I indicate in the "Requested changes" section a few points which I think are typos. They should be checked by the authors and, if needed, corrected in the final version of the manuscript. However, these are minors points and in my opinion they do not require another refereeing step before publishing.

1- Mainly, it seems to me that there is a typo in the expression (4.22) of the r-matrix in terms of hyperbolic functions, changing a sign and some "cosh" into "sinh":
\[ r_{12}(z_1,z_2) = - \Gamma_{12} + \frac{\cosh(z_1)+\cosh(z_2)}{\sinh(z_1)-\sinh(z_2) } \left(\alpha \sinh(z_2)-\frac{\gamma}{2}\right)\Pi \]
\[+ \frac{\cosh(z_1)-\cosh(z_2)}{\sinh(z_1)-\sinh(z_2) } \left(\alpha \sinh(z_2)-\frac{\gamma}{2}\right)\Pi^t + \alpha\cosh(z_2) (\Pi-\Pi^t) \]

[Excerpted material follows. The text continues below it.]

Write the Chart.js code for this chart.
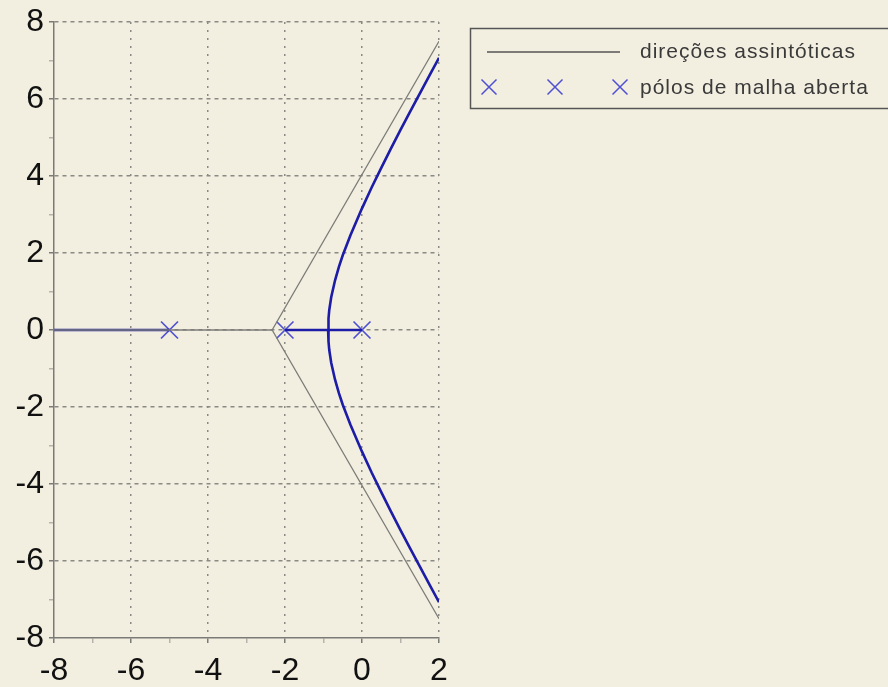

2- After (2.22), $\text{Tr}_2(\Pi)$ should be $\mathbb{I}_{N}$ instead of $\mathbb{I}_{N^2}$.

3- It seems to me that (2.23) and (2.24) are now the same and that (2.23) should have a term $[\Pi^t,A_2]$, as it is before using the property $[\Pi^t,M_2]=[\Pi^t,M^t_1]$. Moreover, I'm not sure this property was used to derive (2.26) from (2.25), but rather the next step (2.27).

4- Before (2.28), I think there is a $\lambda$ missing in $[\Pi^t,\bar{L}_1-\bar{L}_2] = 2\lambda [\Pi^t,A_1]$.

The authors successfully improved the manuscript in the revised version. So I am happy to recommend its publication in Sci. Post.